Musa noted that more than 32 houses had been submerged in Lumsh village, which is surrounded by an ox-bow lake.

He said they distributed mosquito nets to the families that had complained of mosquitos.

“Apart from what we have done, the county and another humanitarian organization had supported the families with food supplies. This shows that cooperation in such disasters is key to addressing the problem,” he said.

Musa announced that they would leave one boat behind for one week to enable the locals to access essential services.

Alkheir Foundation representative Omar Suleiman said they supported the victims with fortified food, drugs and water purifiers.

“We are targeting 600 households, the food has come but is still on the other side as our vehicle got stuck. We had challenges due to heavy rains. We offloaded them from our truck to a tractor, but we again got stuck due to floods,” he said.

Lamu County Executive Committee member for Health, Dr Mubarak Bahjaj, said they were a team of six medical officials, including those of public health, who were treating families to avert outbreak of diseases.

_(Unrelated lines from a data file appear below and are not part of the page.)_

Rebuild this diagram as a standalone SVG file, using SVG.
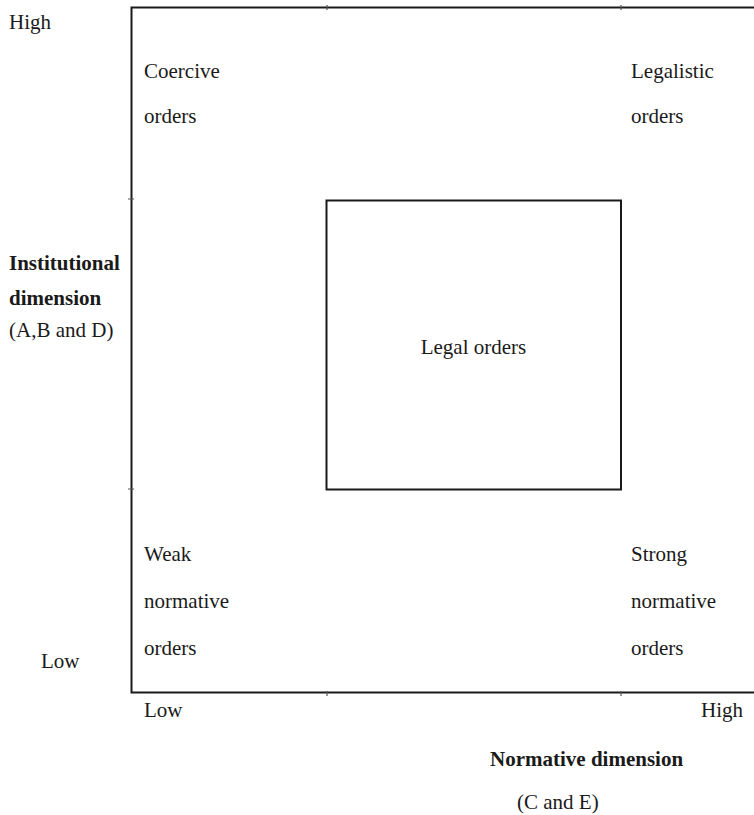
<svg xmlns="http://www.w3.org/2000/svg" width="754" height="815" viewBox="0 0 754 815">
<style>
text{font-family:"Liberation Serif","Times New Roman",serif;font-size:21px;fill:#1a1a1a}
.b{font-weight:bold}
.ln{stroke:#1a1a1a;stroke-width:2;fill:none}
.tk{stroke:#555;stroke-width:1.2}
</style>
<rect width="754" height="815" fill="#fff"/>
<g id="frame">
<path class="ln" d="M754 7.5H131.5V692.5H754"/>
<path class="tk" d="M327 5v5M621 5v5M327 691v5M621 691v5M128 199h6M128 489h6"/>
</g>
<g id="legal-orders">
<rect class="ln" x="326.5" y="200.5" width="294.5" height="289"/>
<text x="473.5" y="354" text-anchor="middle">Legal orders</text>
</g>
<g id="coercive">
<text x="144" y="78">Coercive</text>
<text x="144" y="123">orders</text>
</g>
<g id="legalistic">
<text x="631" y="78">Legalistic</text>
<text x="631" y="123">orders</text>
</g>
<g id="weak">
<text x="144" y="561">Weak</text>
<text x="144" y="608">normative</text>
<text x="144" y="655">orders</text>
</g>
<g id="strong">
<text x="631" y="561">Strong</text>
<text x="631" y="608">normative</text>
<text x="631" y="655">orders</text>
</g>
<g id="y-axis">
<text x="9" y="29">High</text>
<text class="b" x="9" y="270">Institutional</text>
<text class="b" x="9" y="305">dimension</text>
<text x="9" y="337">(A,B and D)</text>
<text x="41" y="668">Low</text>
</g>
<g id="x-axis">
<text x="144" y="717">Low</text>
<text x="743" y="717" text-anchor="end">High</text>
<text class="b" x="490" y="766">Normative dimension</text>
<text x="517" y="809">(C and E)</text>
</g>
</svg>
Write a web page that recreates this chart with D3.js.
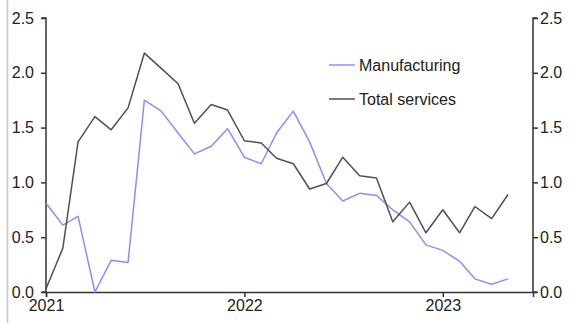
<!DOCTYPE html>
<html>
<head>
<meta charset="utf-8">
<script src="https://cdn.jsdelivr.net/npm/d3@7"></script>
<style>
body{margin:0;background:#fff;}
svg text{font-family:"Liberation Sans",Arial,sans-serif;fill:#222;}
</style>
</head>
<body>
<div id="chart"></div>
<script>
// monthly, Jan 2021 - May 2023
var months = d3.range(29).map(function(i){ return new Date(2021, i, 1); });
var manufacturing = [0.81,0.61,0.69,0.00,0.29,0.27,1.75,1.65,1.45,1.26,1.33,1.49,1.23,1.17,1.45,1.65,1.37,0.99,0.83,0.90,0.88,0.75,0.64,0.43,0.38,0.28,0.12,0.07,0.12];
var services = [0.03,0.40,1.37,1.60,1.48,1.68,2.18,2.04,1.90,1.54,1.71,1.66,1.38,1.36,1.22,1.17,0.94,0.99,1.23,1.06,1.04,0.64,0.82,0.54,0.75,0.54,0.78,0.67,0.89];
var yTicks = [0, 0.5, 1.0, 1.5, 2.0, 2.5];
var xTicks = [new Date(2021,0,1), new Date(2022,0,1), new Date(2023,0,1)];
var seriesNames = ["Manufacturing", "Total services"];
var seriesColors = ["#8c8cff", "#505050"];

var W = 571, H = 323;
var mLeft = 46, mRight = 533, mTop = 18, mBottom = 292;

var svg = d3.select("#chart").append("svg")
    .attr("width", W).attr("height", H);

// frame line on the left
svg.append("line").attr("x1", 7.5).attr("x2", 7.5).attr("y1", 0).attr("y2", H)
    .attr("stroke", "#c8c8c8").attr("stroke-width", 1.5);

var x = d3.scaleTime()
    .domain([new Date(2021,0,1), new Date(2023,5,16)])
    .range([mLeft, mRight]);
var y = d3.scaleLinear().domain([0, 2.5]).range([mBottom, mTop]);

var fmt = d3.format(".1f");

var yl = svg.append("g").attr("transform", "translate(" + mLeft + ",0)")
    .call(d3.axisLeft(y).tickValues(yTicks).tickFormat(fmt).tickSize(5).tickPadding(7));
var yr = svg.append("g").attr("transform", "translate(" + mRight + ",0)")
    .call(d3.axisRight(y).tickValues(yTicks).tickFormat(fmt).tickSize(5).tickPadding(2));
var xa = svg.append("g").attr("transform", "translate(0," + mBottom + ")")
    .call(d3.axisBottom(x).tickValues(xTicks).tickFormat(d3.timeFormat("%Y")).tickSize(5).tickPadding(3));

[yl, yr, xa].forEach(function(g){
    g.select(".domain").attr("stroke", "#333").attr("stroke-width", 1.5);
    g.selectAll(".tick line").attr("stroke", "#333").attr("stroke-width", 1.5);
    g.selectAll("text").style("font-size", "16px").attr("fill", "#222");
});
yl.select(".domain").attr("d", "M-4," + mTop + "H0V" + mBottom + "H-4");
yr.select(".domain").attr("d", "M4," + mTop + "H0V" + mBottom + "H4");

var line = d3.line()
    .x(function(d, i){ return x(months[i]); })
    .y(function(d){ return y(d); });

[manufacturing, services].forEach(function(s, k){
    svg.append("path").datum(s)
        .attr("fill", "none")
        .attr("stroke", seriesColors[k])
        .attr("stroke-width", 1.5)
        .attr("stroke-linejoin", "round")
        .attr("d", line);
});

// legend
var lg = svg.append("g").attr("transform", "translate(329,65)");
seriesNames.forEach(function(n, k){
    var row = lg.append("g").attr("transform", "translate(0," + (k * 34) + ")");
    row.append("line").attr("x1", 0).attr("x2", 26).attr("y1", 0).attr("y2", 0)
        .attr("stroke", seriesColors[k]).attr("stroke-width", 1.5);
    row.append("text").attr("x", 30).attr("y", 0).attr("dy", "0.35em")
        .style("font-size", "16px").text(n);
});
</script>
</body>
</html>
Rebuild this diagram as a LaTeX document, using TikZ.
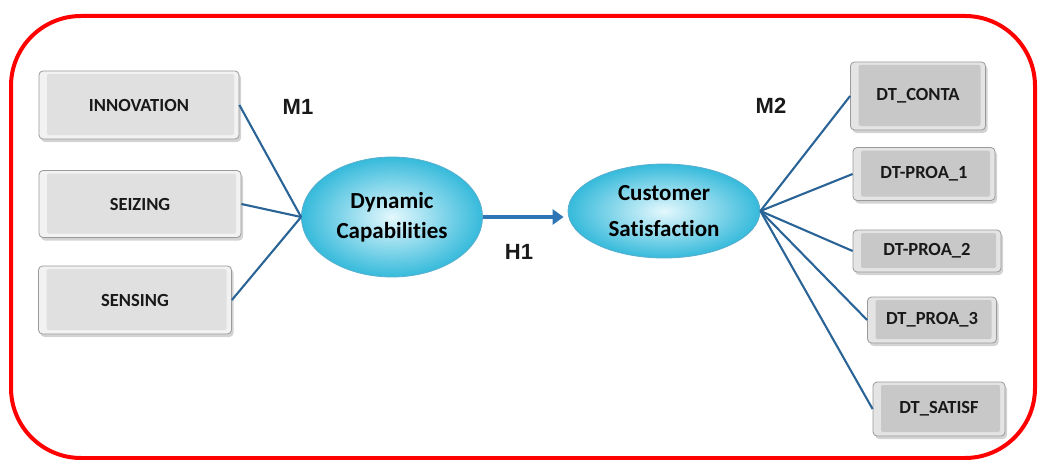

He explained that they divided themselves into two teams, one treating the sick and the other assessing possible outbreaks of disease, and they found that diarrhoea cases were not high.

"We found children with pneumonia and treated them. We visited 12 houses which have elderly and expectant mothers and mothers who delivered but have not been able to access health services as they are cut off," he said.

Dr Bahjaj said one patient was referred to the hospital as his condition required more medical intervention.